Por: Thomas Brooks
Job vio a Dios en todo: «Jehová dio, y Jehová quitó» (Job 1:21). Si no hubiera visto a Dios en la aflicción, habría clamado: «¡Oh, estos miserables Caldeos, me han saqueado y arruinado; estos perversos Sabeos me han robado y me han hecho mal!» Job divisó la comisión de Dios en las manos de los Caldeos y Sabeos, y luego puso su propia mano sobre su boca.
Así mismo Aarón, al contemplar la mano de Dios en la muerte inoportuna de sus dos hijos, guardó silencio (cf. Lv. 10:3). La visión de Dios en este angustioso golpe fue un freno tanto para su mente como para su boca para no murmura ni farfullar. De la misma manera José vio la mano de Dios cuando sus hermanos lo vendieron a Egipto (cf. Gn. 14:8), y eso lo silenció.
Los hombres que no ven a Dios en la aflicción son fácilmente arrastrados a un ataque febril, rápidamente estarán en llamas, y cuando sus pasiones se hayan elevado, y sus corazones ardiendo, comenzarán a ser insolentes, y no se andarán con rodeos para decirle a Dios con sus bocas que hacen bien en estar enojados (cf. Jon. 4:8-9).
Aquellos que no reconocen a Dios como el autor de todas sus aflicciones, estarán lo suficientemente prontos como para caer en ese necio principio de los maniqueos, que sostenían que el diablo era el autor de todas las calamidades; como si pudiera haber algún mal de aflicción en la ciudad, y el Señor no tuviera ninguna parte en ello (cf. Am. 3:6).

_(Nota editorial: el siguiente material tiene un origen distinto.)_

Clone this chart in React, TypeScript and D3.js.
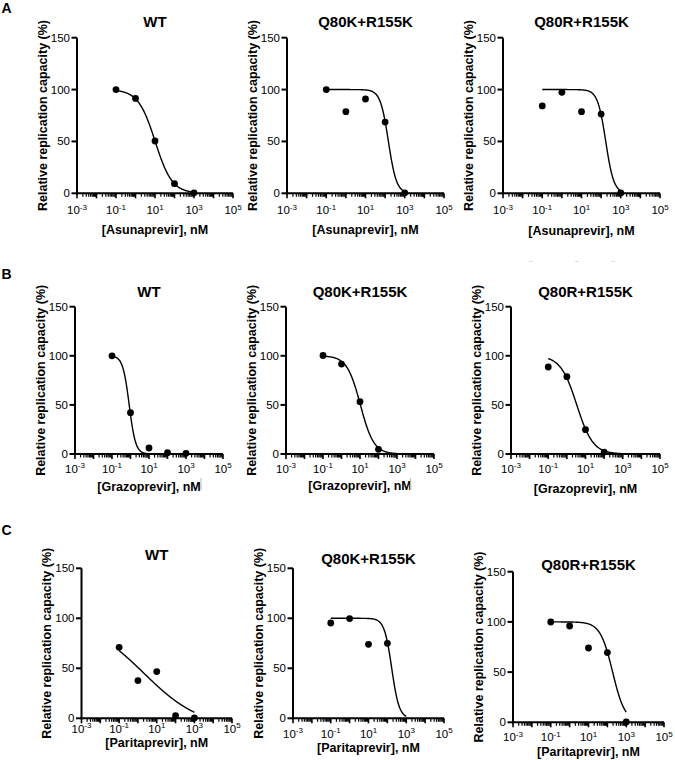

Aquellos que pueden ver la mano ordenadora de Dios en todas sus aflicciones, junto con David, pondrán sus manos sobre sus bocas, cuando la vara de Dios esté sobre sus espaldas (cf. 2 S. 16:11-12). Si la mano de Dios no es vista en la aflicción, el corazón no hará más que inquietarse y enfurecerse bajo la aflicción.